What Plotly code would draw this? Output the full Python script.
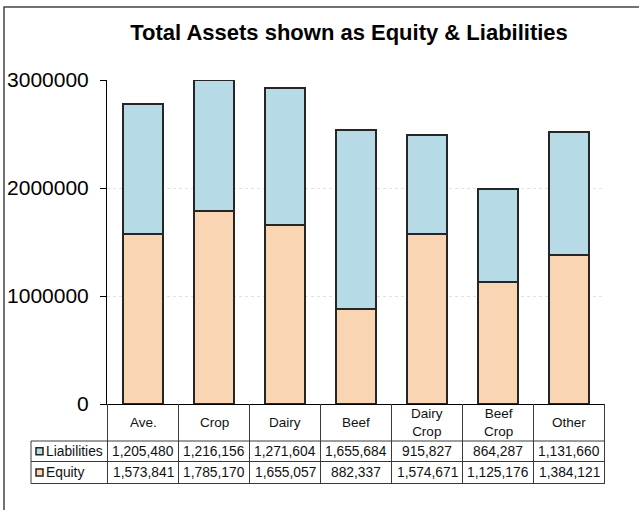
import plotly.graph_objects as go

categories = ["Ave.", "Crop", "Dairy", "Beef", "Dairy Crop", "Beef Crop", "Other"]
header_labels = ["Ave.", "Crop", "Dairy", "Beef", "Dairy<br>Crop", "Beef<br>Crop", "Other"]
liabilities = [1205480, 1216156, 1271604, 1655684, 915827, 864287, 1131660]
equity = [1573841, 1785170, 1655057, 882337, 1574671, 1125176, 1384121]
y_ticks = [0, 1000000, 2000000, 3000000]

BLUE = "#B7DBE6"
PEACH = "#F9D5B4"
EDGE = "#262626"
FONT = "Liberation Sans, Arial, sans-serif"

W, H = 639, 510
ML, MR, MT, MB = 107, 34, 80, 106
PH = H - MT - MB
PW = W - ML - MR
ZERO_Y = H - MB  # pixel of y=0


def py(pix):
    return (ZERO_Y - pix) / PH


def px(pix):
    return (pix - ML) / PW


fig = go.Figure()
fig.add_bar(x=categories, y=equity, name="Equity", marker=dict(color=PEACH, line=dict(color=EDGE, width=2)))
fig.add_bar(x=categories, y=liabilities, name="Liabilities", marker=dict(color=BLUE, line=dict(color=EDGE, width=2)))

shapes = []
annotations = []
LINE = dict(color="#3a3a3a", width=1)

# table geometry (pixels)
t_top = 441
t_mid = 461.5
t_bot = 483.5
t_left = 31

n = len(categories)
for i in range(n + 1):
    shapes.append(dict(type="line", xref="x", yref="paper", x0=i - 0.5, x1=i - 0.5,
                       y0=py(ZERO_Y), y1=py(t_bot), line=LINE))
for yy in (t_top, t_mid, t_bot):
    shapes.append(dict(type="line", xref="paper", yref="paper", x0=px(t_left), x1=1,
                       y0=py(yy), y1=py(yy), line=LINE))
shapes.append(dict(type="line", xref="paper", yref="paper", x0=px(t_left), x1=px(t_left),
                   y0=py(t_top), y1=py(t_bot), line=LINE))

for c, lab in zip(categories, header_labels):
    annotations.append(dict(x=c, xref="x", y=py((ZERO_Y + t_top) / 2), yref="paper",
                            text=lab, showarrow=False, xanchor="center", yanchor="middle",
                            font=dict(size=13.5, color="#111", family=FONT)))

rows = [("Liabilities", liabilities, BLUE, (t_top + t_mid) / 2),
        ("Equity", equity, PEACH, (t_mid + t_bot) / 2)]
for name, vals, col, yc in rows:
    for c, v in zip(categories, vals):
        annotations.append(dict(x=c, xref="x", y=py(yc), yref="paper", text=f"{v:,}",
                                showarrow=False, xanchor="center", yanchor="middle",
                                font=dict(size=13.8, color="#111", family=FONT)))
    shapes.append(dict(type="rect", xref="paper", yref="paper",
                       x0=px(36), x1=px(43), y0=py(yc + 3.5), y1=py(yc - 3.5),
                       fillcolor=col, line=dict(color="#222", width=1.5)))
    annotations.append(dict(x=px(44), xref="paper", y=py(yc), yref="paper", text=name,
                            showarrow=False, xanchor="left", yanchor="middle",
                            font=dict(size=13.8, color="#111", family=FONT)))

shapes.append(dict(type="rect", xref="paper", yref="paper", x0=px(4), x1=px(W + 20),
                   y0=py(H + 20), y1=py(7), line=dict(color="#444", width=1.5),
                   fillcolor="rgba(0,0,0,0)", layer="below"))

fig.update_layout(
    width=W, height=H,
    margin=dict(l=ML, r=MR, t=MT, b=MB, autoexpand=False),
    barmode="stack", bargap=0.44,
    plot_bgcolor="white", paper_bgcolor="white",
    showlegend=False,
    title=dict(text="<b>Total Assets shown as Equity & Liabilities</b>", x=349 / W, xanchor="center",
               y=1 - 32 / H, yanchor="middle", font=dict(size=22, color="#000", family=FONT),
               automargin=False),
    shapes=shapes, annotations=annotations,
    font=dict(family=FONT),
)
fig.update_xaxes(showticklabels=False, showline=True, linecolor="#000", linewidth=1,
                 showgrid=False, ticks="", automargin=False)
fig.update_yaxes(range=[0, 3000000], tickvals=y_ticks, ticktext=[str(v) for v in y_ticks],
                 showline=True, linecolor="#000", linewidth=1, ticks="outside", ticklen=6,
                 tickcolor="#000", tickfont=dict(size=21, color="#000", family=FONT),
                 showgrid=True, gridcolor="#e2e2e2", griddash="dot", zeroline=False,
                 ticklabelstandoff=7, automargin=False)

fig.write_html("out.html", config={"displayModeBar": False},
               post_script="document.body.style.margin='0';")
————
Set down again, exactly, the lines of the material above from its first line to the one with "return (pix - ML) / PW", inclusive. Leave the pictures out.

What Plotly code would draw this? Output the full Python script.
import plotly.graph_objects as go

categories = ["Ave.", "Crop", "Dairy", "Beef", "Dairy Crop", "Beef Crop", "Other"]
header_labels = ["Ave.", "Crop", "Dairy", "Beef", "Dairy<br>Crop", "Beef<br>Crop", "Other"]
liabilities = [1205480, 1216156, 1271604, 1655684, 915827, 864287, 1131660]
equity = [1573841, 1785170, 1655057, 882337, 1574671, 1125176, 1384121]
y_ticks = [0, 1000000, 2000000, 3000000]

BLUE = "#B7DBE6"
PEACH = "#F9D5B4"
EDGE = "#262626"
FONT = "Liberation Sans, Arial, sans-serif"

W, H = 639, 510
ML, MR, MT, MB = 107, 34, 80, 106
PH = H - MT - MB
PW = W - ML - MR
ZERO_Y = H - MB  # pixel of y=0


def py(pix):
    return (ZERO_Y - pix) / PH


def px(pix):
    return (pix - ML) / PW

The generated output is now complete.